At this point I should say that I do not envy the Department of the Environment and Local Government (DOELG) who have the difficult task of implementing Ireland's obligations under Directive 90/313/EEC and, more recently, the Convention mentioned above.

My paper will focus on the practical difficulties which arise where a number of distinct rights of access operate side by side. In particular, I will consider the uneasy relationship between the AIE regulations and the FOI Act. The nature of the relationship between these two pieces of legislation is likely to come into sharp relief as and from next Wednesday when local authorities will be subject to the FOI Act. Since May 1993, local authorities have dealt with a large number of requests for access to information on the environment under the AIE regulations. The AIE regulations, and the conservative approach of local authorities to requests for access under these regulations, have been the subject of sustained criticism. The FOI Act has been superimposed on the inadequate system of access provided under the AIE regulations.

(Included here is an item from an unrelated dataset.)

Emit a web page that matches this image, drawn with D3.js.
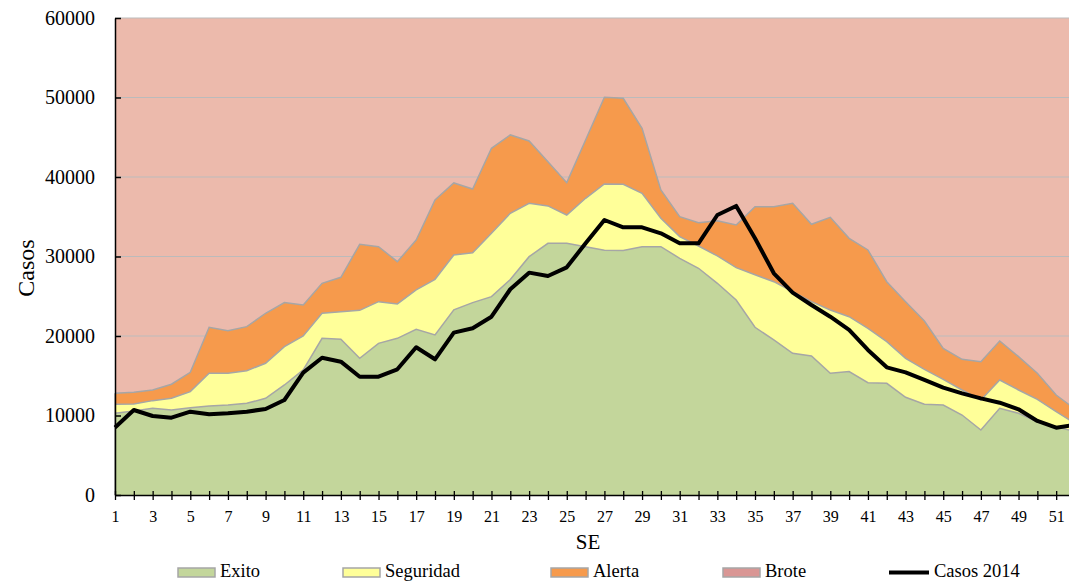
<!DOCTYPE html>
<html>
<head>
<meta charset="utf-8">
<script src="https://cdn.jsdelivr.net/npm/d3@7"></script>
<style>
  html, body { margin: 0; padding: 0; background: #ffffff; overflow: hidden; }
  svg { display: block; font-family: "Liberation Serif", serif; }
</style>
</head>
<body>
<svg id="chart" width="1069" height="582"></svg>
<script>
// ---- Data ----
const weeks = d3.range(1, 53);
const seriesNames = ["Exito", "Seguridad", "Alerta", "Brote", "Casos 2014"];
const yTicks = [0, 10000, 20000, 30000, 40000, 50000, 60000];

const exito = [10280, 10570, 10900, 10690, 10980, 11200, 11320, 11530, 12160, 13840,
  15730, 19710, 19580, 17190, 19080, 19710, 20840, 20130, 23300, 24200,
  24950, 27100, 29980, 31660, 31660, 31240, 30780, 30750, 31240, 31240,
  29770, 28520, 26630, 24530, 21100, 19500, 17830, 17490, 15310, 15520,
  14130, 14050, 12290, 11410, 11320, 10060, 8180, 10910, 10280, 9220,
  8590, 8000];

const seguridad = [11400, 11450, 11870, 12160, 13000, 15310, 15310, 15640, 16570, 18660,
  20000, 22860, 23060, 23230, 24320, 24030, 25790, 27130, 30190, 30480,
  32920, 35440, 36700, 36360, 35220, 37320, 39120, 39080, 37950, 34810,
  32500, 31320, 30070, 28600, 27700, 26830, 25580, 24320, 23270, 22430,
  20970, 19290, 17190, 15810, 14550, 13210, 11950, 14470, 13210, 12040,
  10480, 9020];

const alerta = [12800, 12920, 13200, 13930, 15430, 21100, 20670, 21180, 22860, 24200,
  23900, 26630, 27380, 31540, 31240, 29350, 32080, 37110, 39250, 38490,
  43610, 45290, 44530, 41930, 39290, 44660, 50030, 49900, 46130, 38370,
  35010, 34260, 34510, 33970, 36270, 36270, 36700, 34050, 34930, 32290,
  30820, 26830, 24320, 21890, 18450, 17070, 16770, 19370, 17400, 15310,
  12580, 10800];

const brote = weeks.map(() => 60000); // upper band reaches the top of the scale

const casos2014 = [8500, 10690, 9940, 9730, 10480, 10150, 10280, 10480, 10820, 11950,
  15390, 17270, 16770, 14880, 14880, 15810, 18580, 17070, 20420, 20970,
  22430, 25880, 27970, 27550, 28640, 31660, 34590, 33670, 33670, 32920,
  31660, 31660, 35220, 36360, 32290, 27890, 25450, 23900, 22430, 20760,
  18240, 16060, 15430, 14470, 13500, 12790, 12160, 11610, 10780, 9310,
  8470, 8810];

// ---- Layout ----
const colors = {
  Exito: "#C3D69B",
  Seguridad: "#FFFF99",
  Alerta: "#F69A4C",
  Brote: "#ECBAAC",
  BroteLegend: "#D99694",
  outline: "#A6A6A6",
  grid: "#BBBBBB"
};

const svg = d3.select("#chart");
const x = d3.scaleLinear().domain([1, 52]).range([115, 1075]);
const y = d3.scaleLinear().domain([0, 60000]).range([495, 18]);

const areaGen = d3.area()
  .x((d, i) => x(weeks[i]))
  .y0(y(0))
  .y1(d => y(d));
const lineGen = d3.line()
  .x((d, i) => x(weeks[i]))
  .y(d => y(d));

// Brote band (up to 60000)
svg.append("path").datum(brote)
  .attr("d", areaGen).attr("fill", colors.Brote);

// gridlines
svg.append("g").selectAll("line")
  .data(yTicks.filter(t => t > 0))
  .join("line")
  .attr("x1", x(1)).attr("x2", x(52))
  .attr("y1", d => y(d)).attr("y2", d => y(d))
  .attr("stroke", colors.grid).attr("stroke-width", 1.2);

// bands
const bands = [
  { name: "Alerta", data: alerta },
  { name: "Seguridad", data: seguridad },
  { name: "Exito", data: exito }
];
bands.forEach(b => {
  svg.append("path").datum(b.data)
    .attr("d", areaGen)
    .attr("fill", colors[b.name]);
  svg.append("path").datum(b.data)
    .attr("d", lineGen)
    .attr("fill", "none")
    .attr("stroke", colors.outline)
    .attr("stroke-width", 1.5);
});

// left edge outline
svg.append("line")
  .attr("x1", x(1)).attr("x2", x(1))
  .attr("y1", y(0)).attr("y2", y(alerta[0]))
  .attr("stroke", colors.outline).attr("stroke-width", 1.5);

// Casos 2014 line
svg.append("path").datum(casos2014)
  .attr("d", lineGen)
  .attr("fill", "none")
  .attr("stroke", "#000")
  .attr("stroke-width", 4)
  .attr("stroke-linejoin", "round");

// ---- Axes ----
const yAxis = d3.axisLeft(y).tickValues(yTicks).tickFormat(d3.format("d"))
  .tickSizeInner(-6).tickSizeOuter(0).tickPadding(20);
const gy = svg.append("g").attr("transform", `translate(${x(1)},0)`).call(yAxis);
gy.select(".domain").attr("stroke", "#000").attr("stroke-width", 1.5);
gy.selectAll(".tick line").attr("stroke", "#000").attr("stroke-width", 1.5);
gy.selectAll(".tick text").attr("font-size", 20).attr("fill", "#000")
  .attr("font-family", "Liberation Serif");

const xAxis = d3.axisBottom(x).tickValues(weeks)
  .tickFormat(d => (d % 2 === 1 ? d : ""))
  .tickSizeInner(5).tickSizeOuter(0).tickPadding(11);
const gx = svg.append("g").attr("transform", `translate(0,${y(0)})`).call(xAxis);
gx.select(".domain").attr("stroke", "#000").attr("stroke-width", 1.5);
gx.selectAll(".tick line").attr("stroke", "#000").attr("stroke-width", 1.3).attr("y1", -4);
gx.selectAll(".tick text").attr("font-size", 16).attr("fill", "#000")
  .attr("font-family", "Liberation Serif");

// axis titles
svg.append("text")
  .attr("transform", "translate(34,268) rotate(-90)")
  .attr("text-anchor", "middle")
  .attr("font-size", 24)
  .attr("fill", "#000")
  .text("Casos");

svg.append("text")
  .attr("x", 588).attr("y", 549)
  .attr("text-anchor", "middle")
  .attr("font-size", 21)
  .attr("fill", "#000")
  .text("SE");

// ---- Legend ----
const legendItems = [
  { name: seriesNames[0], x: 178, type: "box", color: colors.Exito },
  { name: seriesNames[1], x: 343, type: "box", color: colors.Seguridad },
  { name: seriesNames[2], x: 551, type: "box", color: colors.Alerta },
  { name: seriesNames[3], x: 723, type: "box", color: colors.BroteLegend },
  { name: seriesNames[4], x: 889, type: "line", color: "#000" }
];
const lg = svg.append("g");
legendItems.forEach(it => {
  if (it.type === "box") {
    lg.append("rect")
      .attr("x", it.x).attr("y", 568).attr("width", 37).attr("height", 9)
      .attr("fill", it.color).attr("stroke", colors.outline).attr("stroke-width", 1.5);
  } else {
    lg.append("line")
      .attr("x1", it.x).attr("x2", it.x + 40)
      .attr("y1", 572.5).attr("y2", 572.5)
      .attr("stroke", it.color).attr("stroke-width", 4);
  }
  lg.append("text")
    .attr("x", it.x + (it.type === "box" ? 42 : 45)).attr("y", 577)
    .attr("font-size", 18.5).attr("fill", "#000")
    .text(it.name);
});
</script>
</body>
</html>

Two important issues arise for discussion:

1. How does the FOI Act interact with the AIE regulations? and

2. Does the FOI Act strengthen access to information on the environment?

FOI Act, 1997 Section 46(2)

Section 46(2) is a critically important provision of the FoI Act. The section provides as follows:
 

46 (2) ... this Act does not apply to -

(a) a record that is available for inspection by members of the public whether upon payment or free of charge, or

(b) a record a copy of which is available for purchase or removal free of charge by members of the public,

whether by virtue of an enactment (other than this Act) or otherwise.

Section 46(2) is designed to clarify the relationship between the FOI Act and other statutory rights of access to information. The section purports to exclude from the scope of the FOI Act records which are already available to the public (whether for inspection or purchase) by virtue of enactments other than the FOI Act. As noted above, before the introduction of the FOI Act a number of distinct statutory provisions provided for specific rights of access to information on the environment. For example, pursuant to planning regulations, files relating to appeals received by An Bord Pleanála after 10 April, 1995 are available for public inspection at the offices of the Board. Copies of documents from these files (except plans, drawings or photographs) are also available for purchase at reasonable cost.6 As these records are already "available" within the meaning of section 46(2), the FOI Act does not apply to requests for such records. Similarly, other records which are readily available for inspection or purchase pursuant to planning and pollution control legislation are also excluded from the scope of the FOI Act. It is noteworthy that the existence of a mere right to inspect a record under another enactment is sufficient to exclude the application of the FOI Act.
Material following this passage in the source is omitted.